Annie Gosfield: Flying Sparks and Heavy Machinery. 2001. Tzadik: TZ 7069.
Annie Gosfield: sampling keyboard
Roger Kleier: electric guitar
Ikue Mori: electronics
Jim Pugliese: drums, percussion
Sim Cain: drums, percussion
Hans-Gunter Brodmann: metal factory percussion
Matthias Rosenbauer: metal factory percussion
Flying Sparks and Heavy Machinery (2000)
Tom Chiu: violin
Cornelius Dufallo: violin
Kenji Bunch: viola
Darrett: Adkins: cello
Talujon Percussion Quartet
Michael Lipsey: percussion
Dominic Donato: percussion
Tom Kolor: percussion
Jim Pugliese: percussion
Annie Gosfield has a stylistic sensibility that cannot be described without sounding like less than the stunning results she achieves through her music.
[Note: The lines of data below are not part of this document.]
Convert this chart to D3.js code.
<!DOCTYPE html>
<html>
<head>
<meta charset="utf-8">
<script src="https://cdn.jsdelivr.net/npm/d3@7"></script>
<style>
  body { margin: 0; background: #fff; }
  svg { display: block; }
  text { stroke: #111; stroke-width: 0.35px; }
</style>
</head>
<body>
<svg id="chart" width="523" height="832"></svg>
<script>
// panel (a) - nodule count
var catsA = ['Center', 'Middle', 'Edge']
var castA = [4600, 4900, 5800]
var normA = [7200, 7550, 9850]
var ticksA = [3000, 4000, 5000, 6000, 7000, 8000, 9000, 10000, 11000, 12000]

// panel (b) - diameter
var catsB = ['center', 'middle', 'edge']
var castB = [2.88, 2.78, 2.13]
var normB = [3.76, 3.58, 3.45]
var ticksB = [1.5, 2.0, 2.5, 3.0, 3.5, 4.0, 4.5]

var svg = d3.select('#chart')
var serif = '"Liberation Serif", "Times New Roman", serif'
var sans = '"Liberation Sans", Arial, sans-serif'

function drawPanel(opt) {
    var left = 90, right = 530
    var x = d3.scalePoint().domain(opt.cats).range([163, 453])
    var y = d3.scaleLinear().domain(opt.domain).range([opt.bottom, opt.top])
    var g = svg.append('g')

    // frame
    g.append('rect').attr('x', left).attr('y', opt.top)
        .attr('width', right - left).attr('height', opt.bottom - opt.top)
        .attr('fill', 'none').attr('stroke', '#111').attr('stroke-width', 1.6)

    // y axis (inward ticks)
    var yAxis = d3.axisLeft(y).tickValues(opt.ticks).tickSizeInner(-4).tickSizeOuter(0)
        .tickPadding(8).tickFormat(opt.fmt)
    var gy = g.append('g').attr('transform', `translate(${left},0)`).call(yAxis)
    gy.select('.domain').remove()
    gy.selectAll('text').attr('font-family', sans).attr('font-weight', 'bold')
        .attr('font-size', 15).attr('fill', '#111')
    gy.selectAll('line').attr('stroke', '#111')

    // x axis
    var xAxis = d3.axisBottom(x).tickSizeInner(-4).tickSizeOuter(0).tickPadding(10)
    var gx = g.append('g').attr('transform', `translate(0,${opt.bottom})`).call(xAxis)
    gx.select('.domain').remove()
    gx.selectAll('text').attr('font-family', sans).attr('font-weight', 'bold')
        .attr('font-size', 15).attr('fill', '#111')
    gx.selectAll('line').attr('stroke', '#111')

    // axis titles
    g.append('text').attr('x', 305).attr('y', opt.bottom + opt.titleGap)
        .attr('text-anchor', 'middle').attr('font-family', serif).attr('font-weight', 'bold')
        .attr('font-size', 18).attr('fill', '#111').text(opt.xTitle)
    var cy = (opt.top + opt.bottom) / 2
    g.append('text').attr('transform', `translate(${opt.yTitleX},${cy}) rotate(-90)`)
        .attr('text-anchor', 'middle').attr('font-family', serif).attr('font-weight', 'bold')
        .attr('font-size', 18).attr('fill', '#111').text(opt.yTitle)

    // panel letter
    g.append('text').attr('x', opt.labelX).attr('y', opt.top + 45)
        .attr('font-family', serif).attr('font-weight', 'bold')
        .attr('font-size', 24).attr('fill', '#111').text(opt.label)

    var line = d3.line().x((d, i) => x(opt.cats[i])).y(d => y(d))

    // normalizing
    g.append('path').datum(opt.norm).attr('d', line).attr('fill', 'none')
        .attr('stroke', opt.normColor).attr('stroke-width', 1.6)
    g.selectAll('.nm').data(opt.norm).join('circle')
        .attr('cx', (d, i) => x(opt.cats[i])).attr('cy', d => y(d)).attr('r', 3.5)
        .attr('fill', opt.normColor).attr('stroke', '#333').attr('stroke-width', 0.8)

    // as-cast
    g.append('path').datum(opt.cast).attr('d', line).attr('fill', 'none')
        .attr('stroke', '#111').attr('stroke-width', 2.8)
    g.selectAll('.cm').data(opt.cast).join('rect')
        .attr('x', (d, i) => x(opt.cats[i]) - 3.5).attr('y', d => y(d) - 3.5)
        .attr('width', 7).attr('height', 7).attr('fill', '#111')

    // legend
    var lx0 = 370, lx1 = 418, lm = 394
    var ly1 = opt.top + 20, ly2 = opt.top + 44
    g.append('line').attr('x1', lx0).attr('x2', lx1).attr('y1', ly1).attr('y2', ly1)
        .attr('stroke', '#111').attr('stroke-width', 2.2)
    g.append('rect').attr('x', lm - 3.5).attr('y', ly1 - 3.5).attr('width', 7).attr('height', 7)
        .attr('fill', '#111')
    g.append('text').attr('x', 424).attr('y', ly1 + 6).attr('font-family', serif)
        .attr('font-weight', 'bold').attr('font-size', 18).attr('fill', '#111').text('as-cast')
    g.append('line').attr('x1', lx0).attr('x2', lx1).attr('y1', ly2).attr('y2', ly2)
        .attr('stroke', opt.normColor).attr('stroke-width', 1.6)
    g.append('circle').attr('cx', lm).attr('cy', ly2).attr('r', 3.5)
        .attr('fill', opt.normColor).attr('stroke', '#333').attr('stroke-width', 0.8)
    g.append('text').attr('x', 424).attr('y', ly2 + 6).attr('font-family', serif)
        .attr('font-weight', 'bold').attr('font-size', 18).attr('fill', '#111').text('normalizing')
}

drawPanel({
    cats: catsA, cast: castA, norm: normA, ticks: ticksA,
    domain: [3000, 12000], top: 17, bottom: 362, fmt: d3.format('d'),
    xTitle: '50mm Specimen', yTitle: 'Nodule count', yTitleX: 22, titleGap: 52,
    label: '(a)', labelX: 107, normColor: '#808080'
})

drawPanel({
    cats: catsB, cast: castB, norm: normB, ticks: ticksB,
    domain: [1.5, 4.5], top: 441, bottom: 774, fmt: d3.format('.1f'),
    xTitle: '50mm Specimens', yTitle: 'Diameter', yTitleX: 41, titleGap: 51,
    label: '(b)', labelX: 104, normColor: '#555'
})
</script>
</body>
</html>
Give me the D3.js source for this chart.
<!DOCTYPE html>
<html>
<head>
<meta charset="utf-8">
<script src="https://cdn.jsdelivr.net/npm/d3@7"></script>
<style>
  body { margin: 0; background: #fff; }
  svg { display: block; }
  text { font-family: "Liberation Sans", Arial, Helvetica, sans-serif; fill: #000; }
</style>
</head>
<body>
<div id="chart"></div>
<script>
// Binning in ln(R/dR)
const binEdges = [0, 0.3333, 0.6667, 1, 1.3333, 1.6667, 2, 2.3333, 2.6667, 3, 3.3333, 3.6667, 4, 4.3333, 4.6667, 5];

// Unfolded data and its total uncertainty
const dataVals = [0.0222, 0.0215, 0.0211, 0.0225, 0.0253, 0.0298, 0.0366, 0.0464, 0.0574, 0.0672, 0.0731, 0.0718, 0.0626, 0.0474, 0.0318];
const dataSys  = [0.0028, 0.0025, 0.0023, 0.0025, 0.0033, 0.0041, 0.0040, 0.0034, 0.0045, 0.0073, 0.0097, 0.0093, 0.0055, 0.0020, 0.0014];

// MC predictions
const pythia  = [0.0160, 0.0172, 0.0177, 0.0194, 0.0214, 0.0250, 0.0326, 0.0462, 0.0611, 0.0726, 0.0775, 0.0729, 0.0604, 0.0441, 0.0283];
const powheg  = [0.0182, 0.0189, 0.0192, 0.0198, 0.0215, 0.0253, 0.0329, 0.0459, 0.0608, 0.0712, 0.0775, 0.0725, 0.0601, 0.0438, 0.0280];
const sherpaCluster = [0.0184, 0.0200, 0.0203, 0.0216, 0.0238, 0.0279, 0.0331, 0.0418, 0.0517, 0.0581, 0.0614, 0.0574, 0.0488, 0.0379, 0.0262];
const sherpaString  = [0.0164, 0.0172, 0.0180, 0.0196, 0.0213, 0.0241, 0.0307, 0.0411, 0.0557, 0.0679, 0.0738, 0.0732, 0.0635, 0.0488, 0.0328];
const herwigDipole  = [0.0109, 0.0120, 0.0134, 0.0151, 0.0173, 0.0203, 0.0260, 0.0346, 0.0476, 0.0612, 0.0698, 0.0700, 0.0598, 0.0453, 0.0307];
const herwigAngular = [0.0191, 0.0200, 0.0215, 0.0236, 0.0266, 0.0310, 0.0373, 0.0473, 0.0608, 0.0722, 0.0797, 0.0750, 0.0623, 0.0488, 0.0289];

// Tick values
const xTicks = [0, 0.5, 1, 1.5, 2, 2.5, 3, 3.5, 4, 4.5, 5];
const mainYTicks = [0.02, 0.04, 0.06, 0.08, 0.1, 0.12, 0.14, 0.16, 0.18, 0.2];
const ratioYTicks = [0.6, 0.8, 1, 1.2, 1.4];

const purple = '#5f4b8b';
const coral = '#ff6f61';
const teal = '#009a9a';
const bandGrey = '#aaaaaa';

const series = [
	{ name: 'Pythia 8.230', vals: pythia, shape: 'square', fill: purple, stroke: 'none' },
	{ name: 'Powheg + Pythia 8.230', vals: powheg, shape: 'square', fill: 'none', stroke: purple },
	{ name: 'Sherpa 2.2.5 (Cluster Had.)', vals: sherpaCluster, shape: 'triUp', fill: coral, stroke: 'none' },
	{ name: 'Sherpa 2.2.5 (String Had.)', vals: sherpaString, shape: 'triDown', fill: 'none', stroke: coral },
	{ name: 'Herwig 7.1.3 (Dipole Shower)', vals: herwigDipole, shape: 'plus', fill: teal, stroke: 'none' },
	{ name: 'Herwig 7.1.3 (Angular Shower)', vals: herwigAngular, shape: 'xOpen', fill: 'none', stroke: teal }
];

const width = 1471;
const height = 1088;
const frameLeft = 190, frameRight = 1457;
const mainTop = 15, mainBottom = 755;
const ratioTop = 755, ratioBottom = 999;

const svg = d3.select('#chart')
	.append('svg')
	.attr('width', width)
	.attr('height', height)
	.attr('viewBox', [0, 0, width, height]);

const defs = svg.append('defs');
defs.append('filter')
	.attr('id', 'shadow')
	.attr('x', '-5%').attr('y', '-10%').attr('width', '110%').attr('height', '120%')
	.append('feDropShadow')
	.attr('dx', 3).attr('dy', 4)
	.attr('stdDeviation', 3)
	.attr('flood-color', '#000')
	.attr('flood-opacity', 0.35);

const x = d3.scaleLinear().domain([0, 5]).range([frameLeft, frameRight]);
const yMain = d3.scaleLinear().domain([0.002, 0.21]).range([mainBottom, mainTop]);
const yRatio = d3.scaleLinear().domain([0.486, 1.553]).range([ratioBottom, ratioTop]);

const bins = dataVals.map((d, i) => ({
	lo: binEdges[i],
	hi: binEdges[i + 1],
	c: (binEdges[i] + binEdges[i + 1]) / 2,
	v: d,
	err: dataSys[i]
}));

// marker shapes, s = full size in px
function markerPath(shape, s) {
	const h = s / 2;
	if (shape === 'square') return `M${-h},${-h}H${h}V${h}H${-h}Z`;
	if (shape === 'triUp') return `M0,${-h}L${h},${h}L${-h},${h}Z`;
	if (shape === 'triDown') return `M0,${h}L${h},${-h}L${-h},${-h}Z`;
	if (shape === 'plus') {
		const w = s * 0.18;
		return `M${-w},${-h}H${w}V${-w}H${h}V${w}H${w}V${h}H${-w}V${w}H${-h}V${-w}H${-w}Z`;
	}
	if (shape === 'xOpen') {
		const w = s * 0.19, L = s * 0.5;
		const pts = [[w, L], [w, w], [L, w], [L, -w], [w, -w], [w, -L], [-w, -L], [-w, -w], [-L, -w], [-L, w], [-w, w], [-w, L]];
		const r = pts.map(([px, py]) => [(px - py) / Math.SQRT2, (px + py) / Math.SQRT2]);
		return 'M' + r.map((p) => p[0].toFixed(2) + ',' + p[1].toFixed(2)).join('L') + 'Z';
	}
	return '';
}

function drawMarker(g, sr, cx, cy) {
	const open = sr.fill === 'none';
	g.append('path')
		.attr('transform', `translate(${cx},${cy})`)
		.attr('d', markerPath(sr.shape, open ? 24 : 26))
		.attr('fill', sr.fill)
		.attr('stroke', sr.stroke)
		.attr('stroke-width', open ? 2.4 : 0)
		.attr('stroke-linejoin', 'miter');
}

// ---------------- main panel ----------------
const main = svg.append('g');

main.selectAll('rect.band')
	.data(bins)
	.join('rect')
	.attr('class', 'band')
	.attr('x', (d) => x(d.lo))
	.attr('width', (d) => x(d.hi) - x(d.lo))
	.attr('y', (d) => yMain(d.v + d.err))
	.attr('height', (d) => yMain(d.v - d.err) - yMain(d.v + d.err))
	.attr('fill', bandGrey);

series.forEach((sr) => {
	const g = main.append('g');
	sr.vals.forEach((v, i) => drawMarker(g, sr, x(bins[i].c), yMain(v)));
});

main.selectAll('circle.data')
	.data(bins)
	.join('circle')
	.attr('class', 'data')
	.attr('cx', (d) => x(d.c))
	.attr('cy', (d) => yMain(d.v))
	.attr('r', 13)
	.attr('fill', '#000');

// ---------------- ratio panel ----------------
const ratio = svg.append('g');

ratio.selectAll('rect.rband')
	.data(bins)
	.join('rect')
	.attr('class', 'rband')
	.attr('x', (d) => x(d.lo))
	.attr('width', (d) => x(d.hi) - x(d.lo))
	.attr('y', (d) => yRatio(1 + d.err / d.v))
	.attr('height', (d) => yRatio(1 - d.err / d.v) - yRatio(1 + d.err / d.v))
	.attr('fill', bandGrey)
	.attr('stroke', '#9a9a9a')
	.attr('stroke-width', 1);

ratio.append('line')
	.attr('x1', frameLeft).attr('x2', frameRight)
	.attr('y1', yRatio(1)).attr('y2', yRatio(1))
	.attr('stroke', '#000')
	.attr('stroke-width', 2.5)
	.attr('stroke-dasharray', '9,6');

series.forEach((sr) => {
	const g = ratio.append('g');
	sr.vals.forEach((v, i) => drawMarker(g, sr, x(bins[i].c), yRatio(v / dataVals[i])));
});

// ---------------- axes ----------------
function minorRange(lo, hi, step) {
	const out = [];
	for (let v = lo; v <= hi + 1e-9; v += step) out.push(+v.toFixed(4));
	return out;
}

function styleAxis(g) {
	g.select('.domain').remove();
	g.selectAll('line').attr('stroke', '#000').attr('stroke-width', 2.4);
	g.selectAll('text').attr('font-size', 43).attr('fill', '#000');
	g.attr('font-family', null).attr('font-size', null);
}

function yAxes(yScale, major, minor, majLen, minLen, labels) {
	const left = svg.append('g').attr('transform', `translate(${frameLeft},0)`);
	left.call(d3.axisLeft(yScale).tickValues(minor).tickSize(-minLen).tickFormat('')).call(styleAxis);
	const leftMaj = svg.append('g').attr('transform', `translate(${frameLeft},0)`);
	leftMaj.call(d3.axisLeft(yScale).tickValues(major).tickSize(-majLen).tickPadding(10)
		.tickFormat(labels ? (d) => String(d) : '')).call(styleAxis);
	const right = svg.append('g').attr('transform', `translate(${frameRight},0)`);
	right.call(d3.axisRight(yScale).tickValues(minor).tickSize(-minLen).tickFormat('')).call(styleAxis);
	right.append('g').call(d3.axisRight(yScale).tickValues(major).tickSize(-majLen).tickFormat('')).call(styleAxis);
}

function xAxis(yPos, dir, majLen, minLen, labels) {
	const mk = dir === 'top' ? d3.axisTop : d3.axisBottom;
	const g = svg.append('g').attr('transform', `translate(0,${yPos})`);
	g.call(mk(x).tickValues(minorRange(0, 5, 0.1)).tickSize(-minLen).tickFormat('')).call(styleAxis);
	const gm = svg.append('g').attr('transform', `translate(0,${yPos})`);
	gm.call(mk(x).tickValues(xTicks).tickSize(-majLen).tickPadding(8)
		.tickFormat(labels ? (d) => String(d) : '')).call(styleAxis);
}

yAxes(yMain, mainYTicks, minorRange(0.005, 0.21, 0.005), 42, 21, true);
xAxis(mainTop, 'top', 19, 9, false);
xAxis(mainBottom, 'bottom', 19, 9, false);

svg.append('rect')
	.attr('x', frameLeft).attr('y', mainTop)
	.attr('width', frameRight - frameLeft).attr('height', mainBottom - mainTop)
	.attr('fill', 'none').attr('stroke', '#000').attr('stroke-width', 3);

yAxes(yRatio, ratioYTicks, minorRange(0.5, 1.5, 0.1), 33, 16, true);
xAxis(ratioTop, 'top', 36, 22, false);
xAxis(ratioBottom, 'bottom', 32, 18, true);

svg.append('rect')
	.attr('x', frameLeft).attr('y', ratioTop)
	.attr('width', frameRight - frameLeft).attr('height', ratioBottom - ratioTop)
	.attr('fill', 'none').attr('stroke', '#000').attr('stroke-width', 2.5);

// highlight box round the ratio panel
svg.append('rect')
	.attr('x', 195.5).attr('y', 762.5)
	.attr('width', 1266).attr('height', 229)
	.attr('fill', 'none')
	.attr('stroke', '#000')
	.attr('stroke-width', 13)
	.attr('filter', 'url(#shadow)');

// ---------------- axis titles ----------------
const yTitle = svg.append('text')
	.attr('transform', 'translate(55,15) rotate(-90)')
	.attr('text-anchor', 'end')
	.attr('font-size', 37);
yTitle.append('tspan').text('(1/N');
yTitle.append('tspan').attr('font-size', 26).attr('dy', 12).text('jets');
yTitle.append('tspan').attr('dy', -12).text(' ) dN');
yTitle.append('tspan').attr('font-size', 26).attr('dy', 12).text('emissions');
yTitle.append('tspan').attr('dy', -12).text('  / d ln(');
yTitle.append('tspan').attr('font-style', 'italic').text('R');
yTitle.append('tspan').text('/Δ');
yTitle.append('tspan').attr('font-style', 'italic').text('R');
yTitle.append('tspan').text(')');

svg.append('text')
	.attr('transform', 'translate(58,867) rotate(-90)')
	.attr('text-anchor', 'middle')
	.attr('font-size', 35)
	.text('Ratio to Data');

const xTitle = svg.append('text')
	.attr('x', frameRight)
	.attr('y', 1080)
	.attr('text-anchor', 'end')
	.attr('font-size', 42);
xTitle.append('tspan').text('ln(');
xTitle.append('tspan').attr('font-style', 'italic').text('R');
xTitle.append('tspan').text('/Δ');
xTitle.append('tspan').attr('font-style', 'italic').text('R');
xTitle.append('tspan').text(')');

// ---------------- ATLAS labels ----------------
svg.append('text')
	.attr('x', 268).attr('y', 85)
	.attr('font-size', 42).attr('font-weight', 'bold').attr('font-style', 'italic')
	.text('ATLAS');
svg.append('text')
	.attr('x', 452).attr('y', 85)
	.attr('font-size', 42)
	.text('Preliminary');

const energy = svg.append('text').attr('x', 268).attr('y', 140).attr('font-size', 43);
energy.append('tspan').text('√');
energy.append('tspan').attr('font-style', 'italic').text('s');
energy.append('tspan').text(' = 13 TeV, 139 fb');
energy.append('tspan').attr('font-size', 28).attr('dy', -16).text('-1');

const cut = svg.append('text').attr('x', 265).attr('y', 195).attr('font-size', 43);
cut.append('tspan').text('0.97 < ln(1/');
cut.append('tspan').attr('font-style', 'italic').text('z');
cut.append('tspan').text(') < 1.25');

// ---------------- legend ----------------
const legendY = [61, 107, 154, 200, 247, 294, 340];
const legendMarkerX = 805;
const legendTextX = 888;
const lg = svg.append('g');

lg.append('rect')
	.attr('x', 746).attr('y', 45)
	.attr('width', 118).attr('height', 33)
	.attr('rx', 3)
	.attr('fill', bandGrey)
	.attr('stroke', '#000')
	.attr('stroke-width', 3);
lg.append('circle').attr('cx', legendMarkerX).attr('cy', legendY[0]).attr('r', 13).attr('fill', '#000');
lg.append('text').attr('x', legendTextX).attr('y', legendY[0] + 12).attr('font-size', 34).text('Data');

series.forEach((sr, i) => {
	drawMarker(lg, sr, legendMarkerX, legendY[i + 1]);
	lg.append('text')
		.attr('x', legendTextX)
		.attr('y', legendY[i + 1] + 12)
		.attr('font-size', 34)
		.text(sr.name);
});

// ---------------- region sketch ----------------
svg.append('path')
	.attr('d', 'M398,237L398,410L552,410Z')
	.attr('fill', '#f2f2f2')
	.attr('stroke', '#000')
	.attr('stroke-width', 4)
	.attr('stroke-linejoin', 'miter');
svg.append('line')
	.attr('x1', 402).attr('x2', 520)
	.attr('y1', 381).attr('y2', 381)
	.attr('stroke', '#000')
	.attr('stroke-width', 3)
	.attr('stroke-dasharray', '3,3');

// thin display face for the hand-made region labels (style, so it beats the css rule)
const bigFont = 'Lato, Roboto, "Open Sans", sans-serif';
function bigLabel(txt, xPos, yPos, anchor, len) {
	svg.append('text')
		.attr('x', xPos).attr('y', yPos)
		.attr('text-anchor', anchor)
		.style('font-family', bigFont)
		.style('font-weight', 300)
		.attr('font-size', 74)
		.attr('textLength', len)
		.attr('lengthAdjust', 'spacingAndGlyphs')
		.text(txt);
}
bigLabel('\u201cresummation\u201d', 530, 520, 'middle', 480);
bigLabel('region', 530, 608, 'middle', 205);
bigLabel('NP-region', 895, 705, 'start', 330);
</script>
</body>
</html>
As a composer who collects samples to build a big part of her sonic pallet (performing many of these samples herself as part of the ensemble) she is hardly treading into revolutionary territory. Yet the musicality of her pieces is astonishing and way ahead of so many who have worked with similar materials. Her craft is the kind of music that these ears have craved. Realizing the potential rarely found by so many armed with samplers and an idea for integrating real world sounds into music. Her pieces are music first, never outstripped by their concept, execution and intention.
Both of the pieces on this disc focus on the sonic matter of factory sounds. Steering clear of the theme of "dehumanization" of factory work and machinery, it instead brings a wide open ear to the beauty inherent in the sonic materials of industrial scale mechanics. Sounds that reveal a deeper humanity within sonic materials revealed by percussionists and recordists alike. EWA 7 builds upon a shifting symbiotic relationship between sampled materials and live players with an all-encompassing sense of groove and texture. All of which makes excellent use of the materials and the players at hand in its realization. Flying Sparks and Heavy Machinery then takes this same textural and inspirational content and applies it to composed music. Peeling away a layer of abstraction just below the sampled textures found in EWA 7. Taken together, these two pieces form two halves a singular sonic vision and a startling sense of what is possible when wide open ears and blistering intelligence are brought to bear upon the tools of sampling technology and compositional prowess. Highly recommended.
Fantastic Merlins: Look Around. 2007. Innova: 670.
Nathan Hanson: tenor saxophone, electronics
Jacqueline Ferrier-Ultan: cello, electronics
Brian Roessler: bass
Federico Ughi: drums
The music of the Fantastic Merlins is informed by many influences and sources. My ears can hear the gentle tug of fellow Minnesota resident George Cartwright's angular compositions and early Curlew sounds. Much of this is reinforced by the cello and saxophone arrangements. But there are also passing references to a full body of jazz history and grounded feeling for a world of musics. The slower tempo tracks finding expressive force through long phrases that exhale through harmonic terrain. Faster tempos touching briefly upon ostinato patterns and groove before dissolving into a sophisticated sense of texture. One can even hear the bitter cold winters of Minneapolis and the undercurrents found in the music of The Bad Plus. Not every shifting passage leaves a lasting impression, but it does leave an itch to hear Look Around again.
Marty Ehrlich: The Long View. 2002. Enja: 9452-2.
Marty Ehrlich: alto saxophone, tenor saxophone, soprano saxophone, flute, bass clarinet
Sam Furnace: alto saxophone, flute
Ned Rothenberg: alto saxophone, bass clarinet
Robert Debellis: tenor saxophone, clarinet
JD Parran: tenor saxophone, contrabass clarinet
Andy Laster: baritone saxophone, clarinet
Eddie Allen: trumpet
James Zollar: trumpet
John Clark: french horn
Clark Gayton: trombone
Marcus Rojas: tuba
Mark Dresser: bass
Michael Sarin: drums
Mark Helias: conductor, bass
Mark Feldman: violin
Ralph Farris: viola
Erik Friedlander: cello
Eddie Bobe: bongos, cowbell
Bobby Previte: drums, bass drum, tambourine
Wayne Horvitz: piano
Ray Anderson: trombone
Pheeroan AkLaff: drums
This disc was a "must have" just on the strength of the personnel included in these sessions. The fact that this is a multi-movement work for shifting ensembles composed by Marty Ehrlich and realized by this all-star ensemble makes this one a long-running favorite in the rotation. The fourth movement in particular is pure bliss with its Wayne Horvitz introduction leading into a brilliant quartet performance from Ehrlich, Horvitz, Dresser and Previte. The rockin' Marcus Rojas tuba introduction for the fifth movement is another highlight. As is the Eddie Allen trumpet solo in the first and the soprano saxophone plus strings, drums and percussion second movement. It's a "must hear." Long form jazz compositions rarely get such aggressively solid realizations as this and the musical material gives these players plenty to dig into.